Another is his observation that the piece is essentially a play with music. For consistency of wit and musical inspiration, Frank Loesser's songs may be the best ever to grace a Broadway show, but they're never free-standing; each of them pushes the action forward. Indeed, as Eyre reports, the original director, George Kauffman, insisted on giving the play-aspect priority. "Good God," he was once heard to mutter, somewhat illogically, as he sprinted out of the lobby, "Do we have to have every number this son-of-a-bitch ever wrote?"

I was reminded of these things watching Paul Kerryson's revival at the Leicester Haymarket. The production isn't perfect, and, visually, Runyonland- Broadway looks a bit bleak around the edges. But it never condescends to the "fairy-tale" of compulsive gamblers colliding with mission girls by being either archly parodic or maudlin and it sends you out into the night feeling glad to be alive.

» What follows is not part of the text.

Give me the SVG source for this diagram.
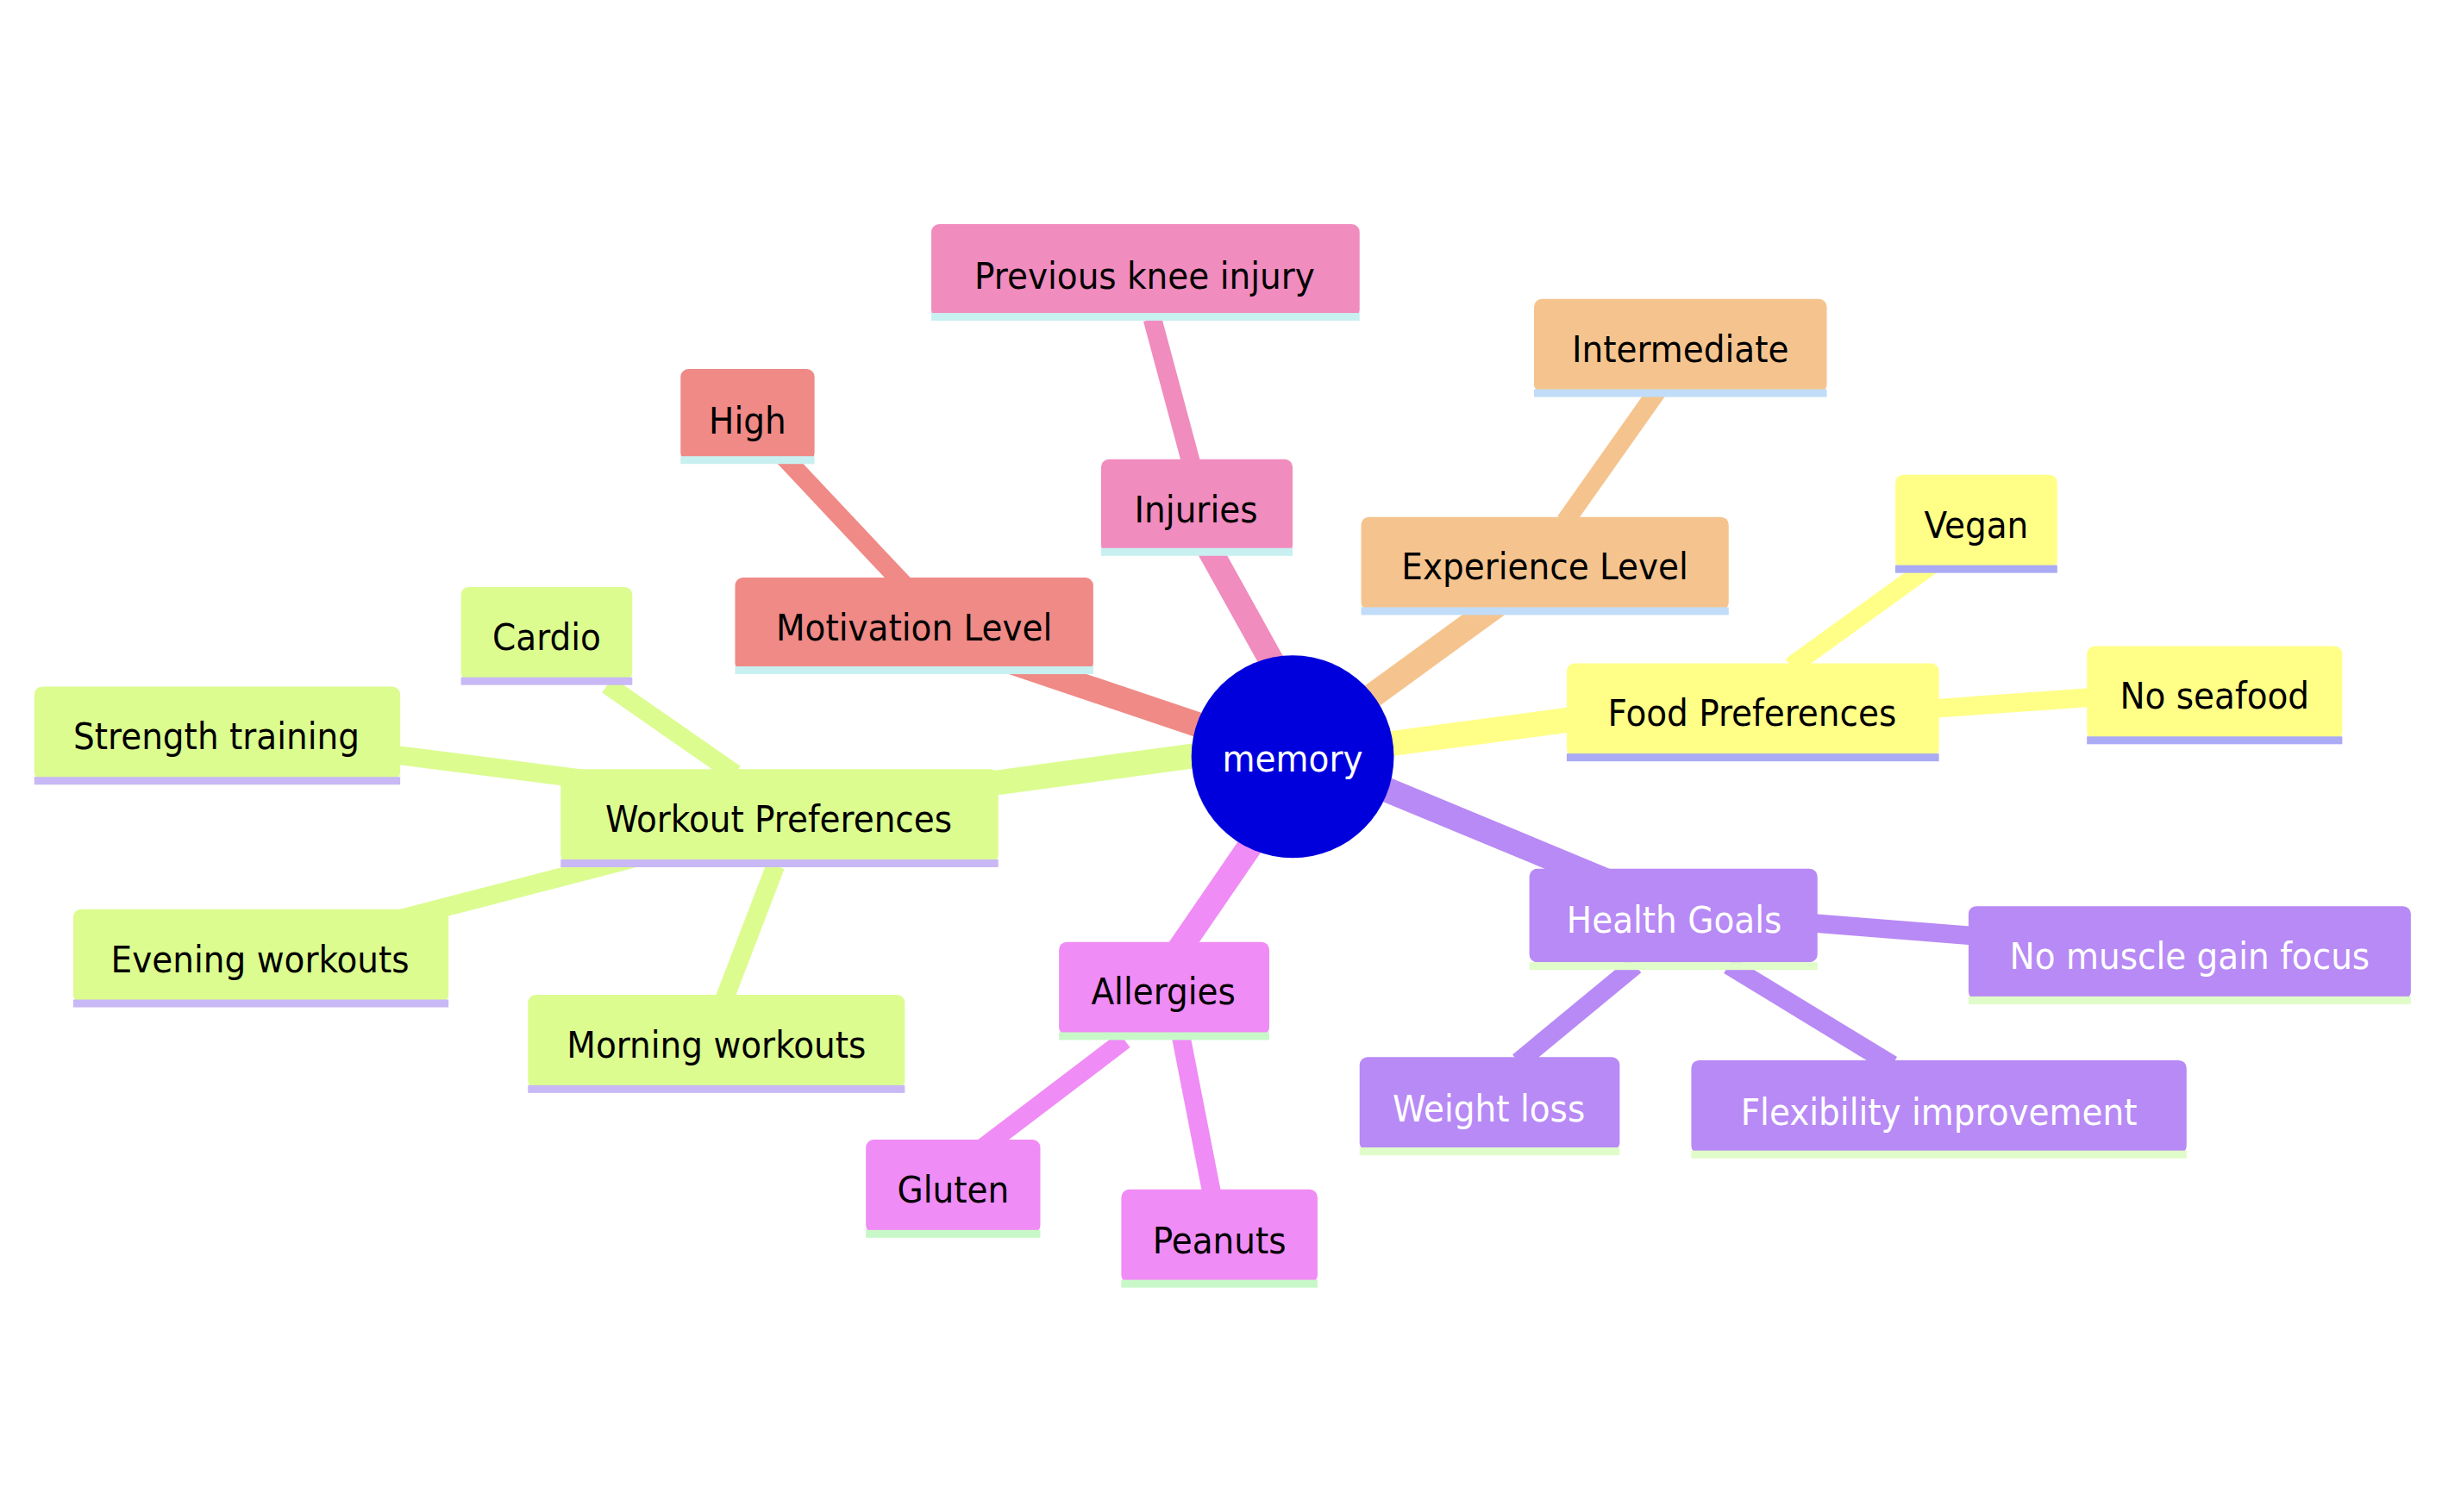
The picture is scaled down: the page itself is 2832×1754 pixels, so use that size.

The cast have, by and large, the right kind of quirkiness for the roles. There's a lanky allure about David Leonard's warmly sung Sky Masterson that's humanised by a certain goofiness in the broad grin and by the way he keeps signalling that Sky's cool is far from securely nailed in place. To contemplate Peter Forbes's tubby, anxiously keen Nathan Detroit trying to shoot his cuffs in the cocky manner Sky has perfected is to realise anew the strange underlying innocence of these New York scapegraces, a feature that makes Guys and Dolls an urban pastoral.

As Sarah Brown, the Salvation Army girl who wanted to convert Broadway single-handed, Fiona Sinnott appealingly traces her progress from touchily defensive spiritual pride to squiffy abandon in Havana, and her singing of "If I Were a Bell" has wit and bell-like clarity. I feel churlish carping about the Adelaide of Geraldine Fitzgerald, as she's an actress I enjoy very much. But she's a smart brunette, Rosalind Russell-type of performer. Seeing her play Adelaide - who is no dumb broad but a woman whose common sense gets misted up by incurable romance to the extent of remaining engaged for 14 years to the same guy - you can't believe that she wouldn't have manhandled him down that aisle over a decade back.

All the same, Fitzgerald's ringing duet with Sinnott is one of the evening's highlights. "Marry the man today and train him sub...sequently" she sings, with a tremendous I-mean-business growl and fist-clench on that "sub". The other stand-out moment is Peter Edbrook's electric rendition, as Nicely Nicely Johnson, of "Sit Down You're Rocking the Boat", surely the greatest present a Broadway composer ever made to fat character actors with high voices. But, then, Guys and Dolls is the greatest present Broadway ever bestowed on us all.